Required task
Below is a listing to write out in full, exactly as given, without its pictures.

----

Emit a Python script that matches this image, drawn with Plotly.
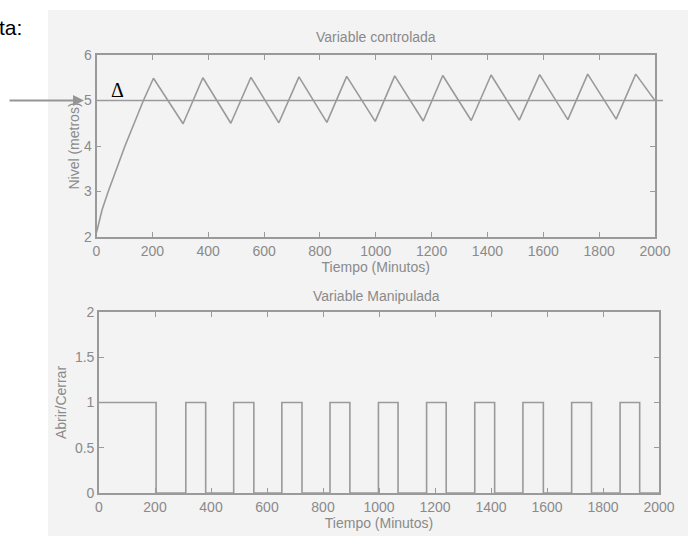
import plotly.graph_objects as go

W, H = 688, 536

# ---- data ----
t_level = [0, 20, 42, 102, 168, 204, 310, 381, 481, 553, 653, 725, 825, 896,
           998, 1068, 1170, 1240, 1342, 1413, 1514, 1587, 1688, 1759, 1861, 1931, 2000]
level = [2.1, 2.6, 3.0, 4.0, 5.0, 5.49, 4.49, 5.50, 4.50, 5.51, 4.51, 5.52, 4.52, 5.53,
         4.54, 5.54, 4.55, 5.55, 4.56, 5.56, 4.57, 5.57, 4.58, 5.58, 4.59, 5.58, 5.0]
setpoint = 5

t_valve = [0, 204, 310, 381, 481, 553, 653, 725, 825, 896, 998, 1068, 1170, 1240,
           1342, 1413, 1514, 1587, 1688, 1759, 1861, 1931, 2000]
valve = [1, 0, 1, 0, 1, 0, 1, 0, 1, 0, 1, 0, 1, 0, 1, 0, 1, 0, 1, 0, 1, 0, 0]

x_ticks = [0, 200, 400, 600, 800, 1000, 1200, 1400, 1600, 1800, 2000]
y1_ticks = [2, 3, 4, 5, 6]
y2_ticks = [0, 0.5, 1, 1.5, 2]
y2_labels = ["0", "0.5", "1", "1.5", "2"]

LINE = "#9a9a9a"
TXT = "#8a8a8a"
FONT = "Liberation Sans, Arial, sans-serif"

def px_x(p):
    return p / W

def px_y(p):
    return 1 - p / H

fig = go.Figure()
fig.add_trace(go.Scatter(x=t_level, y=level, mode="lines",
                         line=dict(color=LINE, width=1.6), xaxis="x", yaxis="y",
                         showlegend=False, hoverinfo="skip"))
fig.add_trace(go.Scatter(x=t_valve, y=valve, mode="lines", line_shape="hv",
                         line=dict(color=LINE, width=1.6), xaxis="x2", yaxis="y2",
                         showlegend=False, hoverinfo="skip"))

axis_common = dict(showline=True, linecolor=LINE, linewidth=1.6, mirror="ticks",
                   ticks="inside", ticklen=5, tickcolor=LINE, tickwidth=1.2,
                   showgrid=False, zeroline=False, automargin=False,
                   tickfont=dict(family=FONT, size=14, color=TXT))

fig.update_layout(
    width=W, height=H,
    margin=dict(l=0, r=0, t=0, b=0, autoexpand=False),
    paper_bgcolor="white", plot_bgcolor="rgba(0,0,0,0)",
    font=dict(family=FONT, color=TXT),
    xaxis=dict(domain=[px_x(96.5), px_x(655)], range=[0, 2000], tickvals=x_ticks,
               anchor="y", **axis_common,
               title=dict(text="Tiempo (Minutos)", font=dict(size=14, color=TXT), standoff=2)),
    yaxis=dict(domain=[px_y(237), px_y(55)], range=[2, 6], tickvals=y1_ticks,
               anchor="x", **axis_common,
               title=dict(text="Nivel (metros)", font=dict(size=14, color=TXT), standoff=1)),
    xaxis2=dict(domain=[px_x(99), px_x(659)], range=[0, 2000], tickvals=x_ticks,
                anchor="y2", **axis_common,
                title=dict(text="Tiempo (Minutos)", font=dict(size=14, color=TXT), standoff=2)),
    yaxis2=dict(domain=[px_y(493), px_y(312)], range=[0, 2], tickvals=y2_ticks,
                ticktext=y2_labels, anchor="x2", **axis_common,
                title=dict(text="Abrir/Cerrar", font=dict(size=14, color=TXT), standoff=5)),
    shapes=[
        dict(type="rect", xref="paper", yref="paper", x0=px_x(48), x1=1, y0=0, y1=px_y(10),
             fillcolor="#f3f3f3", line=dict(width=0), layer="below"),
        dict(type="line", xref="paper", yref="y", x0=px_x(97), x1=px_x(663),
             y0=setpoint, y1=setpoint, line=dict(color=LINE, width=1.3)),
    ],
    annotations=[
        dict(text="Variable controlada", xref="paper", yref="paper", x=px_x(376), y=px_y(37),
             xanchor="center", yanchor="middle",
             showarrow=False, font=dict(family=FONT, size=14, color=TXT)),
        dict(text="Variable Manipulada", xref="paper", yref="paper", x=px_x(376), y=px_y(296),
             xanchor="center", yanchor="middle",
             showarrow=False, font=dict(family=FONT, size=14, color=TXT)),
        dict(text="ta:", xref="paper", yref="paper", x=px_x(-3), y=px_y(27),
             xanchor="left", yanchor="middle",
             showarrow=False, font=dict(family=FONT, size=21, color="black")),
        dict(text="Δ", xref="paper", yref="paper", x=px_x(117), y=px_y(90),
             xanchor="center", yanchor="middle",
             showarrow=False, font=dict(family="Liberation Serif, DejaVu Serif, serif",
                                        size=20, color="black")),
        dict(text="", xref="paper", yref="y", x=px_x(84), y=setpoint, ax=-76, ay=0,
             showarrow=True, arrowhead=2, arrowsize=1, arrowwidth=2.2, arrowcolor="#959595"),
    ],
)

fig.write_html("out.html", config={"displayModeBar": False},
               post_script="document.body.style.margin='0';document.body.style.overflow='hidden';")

----

Reply
Emit a Python script that matches this image, drawn with Plotly.
import plotly.graph_objects as go

W, H = 688, 536

# ---- data ----
t_level = [0, 20, 42, 102, 168, 204, 310, 381, 481, 553, 653, 725, 825, 896,
           998, 1068, 1170, 1240, 1342, 1413, 1514, 1587, 1688, 1759, 1861, 1931, 2000]
level = [2.1, 2.6, 3.0, 4.0, 5.0, 5.49, 4.49, 5.50, 4.50, 5.51, 4.51, 5.52, 4.52, 5.53,
         4.54, 5.54, 4.55, 5.55, 4.56, 5.56, 4.57, 5.57, 4.58, 5.58, 4.59, 5.58, 5.0]
setpoint = 5

t_valve = [0, 204, 310, 381, 481, 553, 653, 725, 825, 896, 998, 1068, 1170, 1240,
           1342, 1413, 1514, 1587, 1688, 1759, 1861, 1931, 2000]
valve = [1, 0, 1, 0, 1, 0, 1, 0, 1, 0, 1, 0, 1, 0, 1, 0, 1, 0, 1, 0, 1, 0, 0]

x_ticks = [0, 200, 400, 600, 800, 1000, 1200, 1400, 1600, 1800, 2000]
y1_ticks = [2, 3, 4, 5, 6]
y2_ticks = [0, 0.5, 1, 1.5, 2]
y2_labels = ["0", "0.5", "1", "1.5", "2"]

LINE = "#9a9a9a"
TXT = "#8a8a8a"
FONT = "Liberation Sans, Arial, sans-serif"

def px_x(p):
    return p / W

def px_y(p):
    return 1 - p / H

fig = go.Figure()
fig.add_trace(go.Scatter(x=t_level, y=level, mode="lines",
                         line=dict(color=LINE, width=1.6), xaxis="x", yaxis="y",
                         showlegend=False, hoverinfo="skip"))
fig.add_trace(go.Scatter(x=t_valve, y=valve, mode="lines", line_shape="hv",
                         line=dict(color=LINE, width=1.6), xaxis="x2", yaxis="y2",
                         showlegend=False, hoverinfo="skip"))

axis_common = dict(showline=True, linecolor=LINE, linewidth=1.6, mirror="ticks",
                   ticks="inside", ticklen=5, tickcolor=LINE, tickwidth=1.2,
                   showgrid=False, zeroline=False, automargin=False,
                   tickfont=dict(family=FONT, size=14, color=TXT))

fig.update_layout(
    width=W, height=H,
    margin=dict(l=0, r=0, t=0, b=0, autoexpand=False),
    paper_bgcolor="white", plot_bgcolor="rgba(0,0,0,0)",
    font=dict(family=FONT, color=TXT),
    xaxis=dict(domain=[px_x(96.5), px_x(655)], range=[0, 2000], tickvals=x_ticks,
               anchor="y", **axis_common,
               title=dict(text="Tiempo (Minutos)", font=dict(size=14, color=TXT), standoff=2)),
    yaxis=dict(domain=[px_y(237), px_y(55)], range=[2, 6], tickvals=y1_ticks,
               anchor="x", **axis_common,
               title=dict(text="Nivel (metros)", font=dict(size=14, color=TXT), standoff=1)),
    xaxis2=dict(domain=[px_x(99), px_x(659)], range=[0, 2000], tickvals=x_ticks,
                anchor="y2", **axis_common,
                title=dict(text="Tiempo (Minutos)", font=dict(size=14, color=TXT), standoff=2)),
    yaxis2=dict(domain=[px_y(493), px_y(312)], range=[0, 2], tickvals=y2_ticks,
                ticktext=y2_labels, anchor="x2", **axis_common,
                title=dict(text="Abrir/Cerrar", font=dict(size=14, color=TXT), standoff=5)),
    shapes=[
        dict(type="rect", xref="paper", yref="paper", x0=px_x(48), x1=1, y0=0, y1=px_y(10),
             fillcolor="#f3f3f3", line=dict(width=0), layer="below"),
        dict(type="line", xref="paper", yref="y", x0=px_x(97), x1=px_x(663),
             y0=setpoint, y1=setpoint, line=dict(color=LINE, width=1.3)),
    ],
    annotations=[
        dict(text="Variable controlada", xref="paper", yref="paper", x=px_x(376), y=px_y(37),
             xanchor="center", yanchor="middle",
             showarrow=False, font=dict(family=FONT, size=14, color=TXT)),
        dict(text="Variable Manipulada", xref="paper", yref="paper", x=px_x(376), y=px_y(296),
             xanchor="center", yanchor="middle",
             showarrow=False, font=dict(family=FONT, size=14, color=TXT)),
        dict(text="ta:", xref="paper", yref="paper", x=px_x(-3), y=px_y(27),
             xanchor="left", yanchor="middle",
             showarrow=False, font=dict(family=FONT, size=21, color="black")),
        dict(text="Δ", xref="paper", yref="paper", x=px_x(117), y=px_y(90),
             xanchor="center", yanchor="middle",
             showarrow=False, font=dict(family="Liberation Serif, DejaVu Serif, serif",
                                        size=20, color="black")),
        dict(text="", xref="paper", yref="y", x=px_x(84), y=setpoint, ax=-76, ay=0,
             showarrow=True, arrowhead=2, arrowsize=1, arrowwidth=2.2, arrowcolor="#959595"),
    ],
)

fig.write_html("out.html", config={"displayModeBar": False},
               post_script="document.body.style.margin='0';document.body.style.overflow='hidden';")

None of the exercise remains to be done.